• **DATA FOR PROCESSING**:
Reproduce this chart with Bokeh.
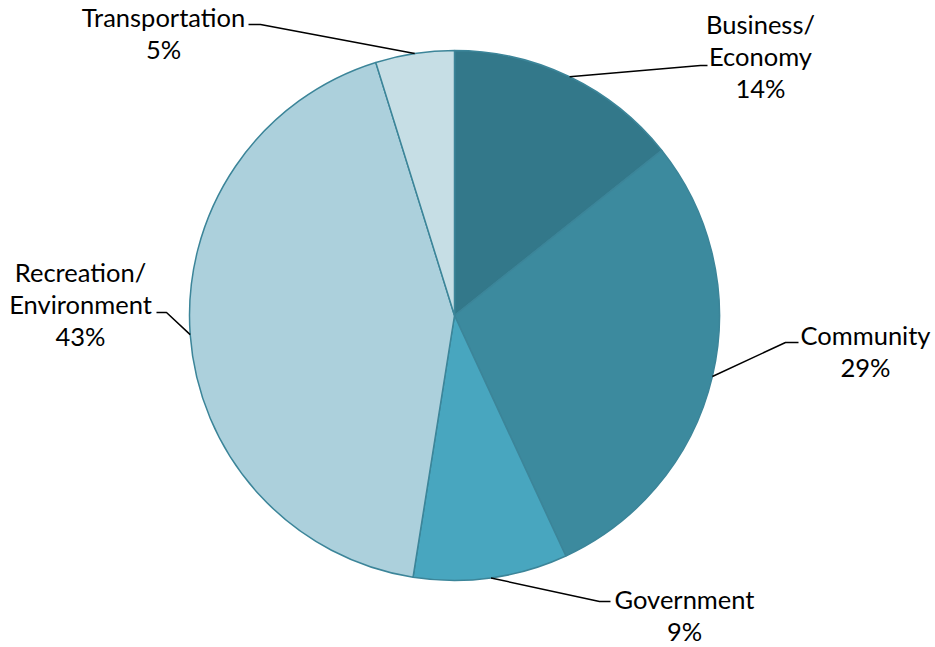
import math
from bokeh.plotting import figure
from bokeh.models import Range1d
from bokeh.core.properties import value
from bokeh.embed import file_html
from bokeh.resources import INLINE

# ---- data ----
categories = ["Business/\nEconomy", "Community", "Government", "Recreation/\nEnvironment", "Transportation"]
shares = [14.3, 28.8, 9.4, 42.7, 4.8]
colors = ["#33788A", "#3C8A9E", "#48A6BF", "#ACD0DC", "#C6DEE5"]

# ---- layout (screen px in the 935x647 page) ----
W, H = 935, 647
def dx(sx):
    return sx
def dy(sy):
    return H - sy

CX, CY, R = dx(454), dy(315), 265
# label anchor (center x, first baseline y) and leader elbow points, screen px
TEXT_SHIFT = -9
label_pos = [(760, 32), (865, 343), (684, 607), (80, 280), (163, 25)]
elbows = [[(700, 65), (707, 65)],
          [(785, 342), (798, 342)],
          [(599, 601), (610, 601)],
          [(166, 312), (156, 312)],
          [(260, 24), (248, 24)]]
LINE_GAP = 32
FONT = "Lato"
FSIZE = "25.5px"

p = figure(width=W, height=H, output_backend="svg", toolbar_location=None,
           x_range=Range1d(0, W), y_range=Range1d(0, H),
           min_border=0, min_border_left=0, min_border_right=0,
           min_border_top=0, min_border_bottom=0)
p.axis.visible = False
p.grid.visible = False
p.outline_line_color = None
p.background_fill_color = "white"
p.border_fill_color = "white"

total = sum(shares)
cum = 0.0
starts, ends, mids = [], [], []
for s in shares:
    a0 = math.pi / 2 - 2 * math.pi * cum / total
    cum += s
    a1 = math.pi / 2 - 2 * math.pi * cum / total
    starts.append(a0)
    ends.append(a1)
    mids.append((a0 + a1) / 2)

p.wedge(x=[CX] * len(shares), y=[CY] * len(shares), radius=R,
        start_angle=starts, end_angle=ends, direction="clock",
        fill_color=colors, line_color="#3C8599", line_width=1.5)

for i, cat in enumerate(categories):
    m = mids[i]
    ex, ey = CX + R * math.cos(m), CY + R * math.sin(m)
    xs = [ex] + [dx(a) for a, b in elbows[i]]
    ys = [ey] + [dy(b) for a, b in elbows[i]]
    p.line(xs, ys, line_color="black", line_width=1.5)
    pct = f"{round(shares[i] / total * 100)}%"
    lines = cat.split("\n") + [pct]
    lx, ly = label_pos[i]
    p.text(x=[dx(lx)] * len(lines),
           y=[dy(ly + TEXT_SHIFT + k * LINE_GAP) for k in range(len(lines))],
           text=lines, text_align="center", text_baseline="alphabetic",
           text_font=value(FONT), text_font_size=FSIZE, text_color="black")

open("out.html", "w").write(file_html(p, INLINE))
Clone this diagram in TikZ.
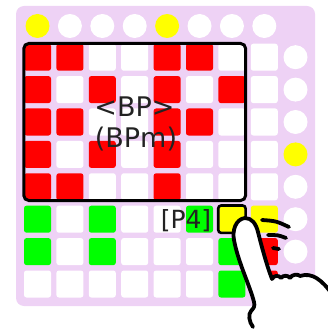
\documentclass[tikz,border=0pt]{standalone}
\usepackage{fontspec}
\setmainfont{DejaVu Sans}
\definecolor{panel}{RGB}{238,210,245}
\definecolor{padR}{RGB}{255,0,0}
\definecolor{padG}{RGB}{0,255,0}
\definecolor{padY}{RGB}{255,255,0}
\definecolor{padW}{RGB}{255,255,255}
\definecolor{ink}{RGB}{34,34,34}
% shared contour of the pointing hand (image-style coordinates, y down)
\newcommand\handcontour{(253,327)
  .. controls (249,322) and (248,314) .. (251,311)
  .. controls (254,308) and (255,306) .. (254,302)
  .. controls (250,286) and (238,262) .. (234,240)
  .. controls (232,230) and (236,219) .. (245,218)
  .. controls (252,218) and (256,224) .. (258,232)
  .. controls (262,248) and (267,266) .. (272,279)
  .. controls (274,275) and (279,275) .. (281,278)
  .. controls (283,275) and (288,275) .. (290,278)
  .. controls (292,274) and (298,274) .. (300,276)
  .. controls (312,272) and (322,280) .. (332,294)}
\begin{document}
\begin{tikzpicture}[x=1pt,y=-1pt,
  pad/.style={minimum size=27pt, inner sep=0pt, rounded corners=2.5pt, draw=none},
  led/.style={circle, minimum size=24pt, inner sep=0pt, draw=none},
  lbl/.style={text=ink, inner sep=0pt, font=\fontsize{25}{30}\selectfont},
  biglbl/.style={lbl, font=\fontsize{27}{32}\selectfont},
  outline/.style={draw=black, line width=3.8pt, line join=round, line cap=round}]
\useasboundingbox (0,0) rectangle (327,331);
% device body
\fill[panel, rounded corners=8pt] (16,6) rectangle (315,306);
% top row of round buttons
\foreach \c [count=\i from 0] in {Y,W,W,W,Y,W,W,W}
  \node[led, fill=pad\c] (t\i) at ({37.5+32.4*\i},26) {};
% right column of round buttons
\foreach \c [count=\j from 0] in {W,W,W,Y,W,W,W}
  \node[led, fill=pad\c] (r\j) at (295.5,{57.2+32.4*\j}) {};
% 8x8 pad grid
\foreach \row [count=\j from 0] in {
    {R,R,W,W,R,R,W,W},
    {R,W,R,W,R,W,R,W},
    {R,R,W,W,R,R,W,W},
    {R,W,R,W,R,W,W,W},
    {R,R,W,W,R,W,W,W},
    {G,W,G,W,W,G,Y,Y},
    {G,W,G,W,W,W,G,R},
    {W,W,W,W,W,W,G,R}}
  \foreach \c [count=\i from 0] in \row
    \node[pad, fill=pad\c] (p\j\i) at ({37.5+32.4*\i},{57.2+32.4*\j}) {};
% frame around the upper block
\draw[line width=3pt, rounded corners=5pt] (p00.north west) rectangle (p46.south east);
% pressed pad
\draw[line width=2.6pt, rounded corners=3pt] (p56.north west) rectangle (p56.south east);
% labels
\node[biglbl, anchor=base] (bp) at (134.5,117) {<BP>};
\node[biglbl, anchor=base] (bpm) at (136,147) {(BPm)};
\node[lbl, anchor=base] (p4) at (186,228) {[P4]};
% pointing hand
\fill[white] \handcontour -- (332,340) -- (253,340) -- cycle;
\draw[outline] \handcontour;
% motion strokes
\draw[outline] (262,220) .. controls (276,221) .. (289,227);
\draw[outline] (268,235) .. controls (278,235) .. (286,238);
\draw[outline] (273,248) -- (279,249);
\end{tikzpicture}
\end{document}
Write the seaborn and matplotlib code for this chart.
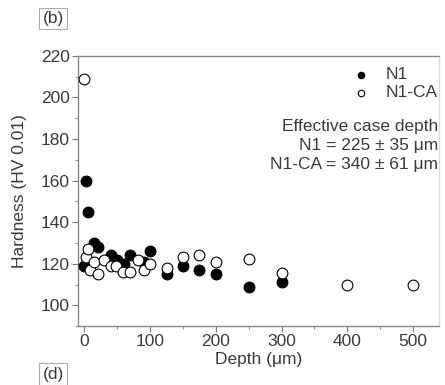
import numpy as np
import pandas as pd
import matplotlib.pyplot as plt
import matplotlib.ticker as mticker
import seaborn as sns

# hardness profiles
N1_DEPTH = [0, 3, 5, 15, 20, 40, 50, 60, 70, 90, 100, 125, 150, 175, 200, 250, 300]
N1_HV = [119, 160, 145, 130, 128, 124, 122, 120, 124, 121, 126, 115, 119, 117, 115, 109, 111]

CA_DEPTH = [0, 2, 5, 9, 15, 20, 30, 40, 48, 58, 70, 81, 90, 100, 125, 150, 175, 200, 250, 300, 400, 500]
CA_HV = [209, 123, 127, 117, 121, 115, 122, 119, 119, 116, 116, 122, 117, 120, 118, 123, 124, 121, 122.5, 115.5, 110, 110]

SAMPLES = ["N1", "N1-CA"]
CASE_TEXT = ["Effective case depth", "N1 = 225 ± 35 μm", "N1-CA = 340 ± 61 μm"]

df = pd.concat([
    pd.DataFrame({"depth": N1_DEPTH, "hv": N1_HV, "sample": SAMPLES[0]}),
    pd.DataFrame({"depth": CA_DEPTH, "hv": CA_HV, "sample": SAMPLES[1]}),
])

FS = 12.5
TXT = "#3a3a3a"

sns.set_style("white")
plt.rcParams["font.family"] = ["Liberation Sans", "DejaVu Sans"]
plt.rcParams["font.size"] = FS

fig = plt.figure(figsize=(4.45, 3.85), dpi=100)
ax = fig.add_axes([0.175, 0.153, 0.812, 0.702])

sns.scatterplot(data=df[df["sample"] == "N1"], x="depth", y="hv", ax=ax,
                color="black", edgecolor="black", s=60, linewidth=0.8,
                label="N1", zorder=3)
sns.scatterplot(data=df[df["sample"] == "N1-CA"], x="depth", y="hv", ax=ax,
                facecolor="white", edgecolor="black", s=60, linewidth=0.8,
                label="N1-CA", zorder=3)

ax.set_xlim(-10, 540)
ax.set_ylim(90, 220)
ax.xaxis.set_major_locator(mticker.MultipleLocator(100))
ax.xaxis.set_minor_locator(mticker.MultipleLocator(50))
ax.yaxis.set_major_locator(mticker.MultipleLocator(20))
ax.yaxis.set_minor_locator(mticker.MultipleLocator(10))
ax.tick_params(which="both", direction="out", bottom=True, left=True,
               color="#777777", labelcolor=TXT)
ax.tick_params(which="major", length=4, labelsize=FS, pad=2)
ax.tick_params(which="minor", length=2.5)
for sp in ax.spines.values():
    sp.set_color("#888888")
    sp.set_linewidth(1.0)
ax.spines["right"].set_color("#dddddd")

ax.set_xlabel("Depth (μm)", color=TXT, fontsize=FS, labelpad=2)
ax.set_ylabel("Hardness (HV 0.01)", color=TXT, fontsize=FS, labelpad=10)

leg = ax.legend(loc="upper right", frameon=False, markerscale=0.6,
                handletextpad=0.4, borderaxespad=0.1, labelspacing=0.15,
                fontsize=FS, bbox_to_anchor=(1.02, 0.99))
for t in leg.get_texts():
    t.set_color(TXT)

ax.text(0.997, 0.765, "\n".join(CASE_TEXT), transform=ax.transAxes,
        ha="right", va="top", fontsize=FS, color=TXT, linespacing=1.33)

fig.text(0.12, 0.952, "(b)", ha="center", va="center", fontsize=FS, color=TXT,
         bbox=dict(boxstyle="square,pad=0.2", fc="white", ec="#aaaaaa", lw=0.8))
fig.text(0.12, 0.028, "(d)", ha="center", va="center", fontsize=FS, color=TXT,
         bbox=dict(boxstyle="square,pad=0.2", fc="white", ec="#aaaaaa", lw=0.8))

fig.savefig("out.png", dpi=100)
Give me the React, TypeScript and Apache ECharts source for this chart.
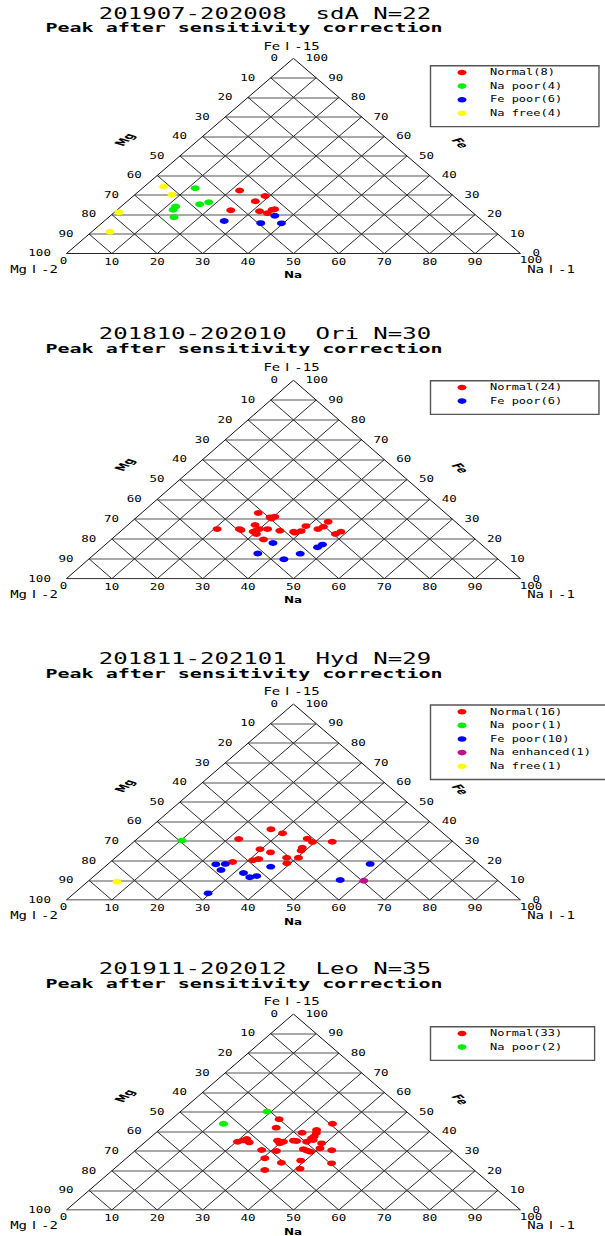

• **OBJECTIVE**: Beginning with the line above that contains "Write the seaborn" and ending with the line that contains "115, 109, 111]", quote each line exactly, keeping out the pictures.

• **EXERCISE SOLUTION**:
Write the seaborn and matplotlib code for this chart.
import numpy as np
import pandas as pd
import matplotlib.pyplot as plt
import matplotlib.ticker as mticker
import seaborn as sns

# hardness profiles
N1_DEPTH = [0, 3, 5, 15, 20, 40, 50, 60, 70, 90, 100, 125, 150, 175, 200, 250, 300]
N1_HV = [119, 160, 145, 130, 128, 124, 122, 120, 124, 121, 126, 115, 119, 117, 115, 109, 111]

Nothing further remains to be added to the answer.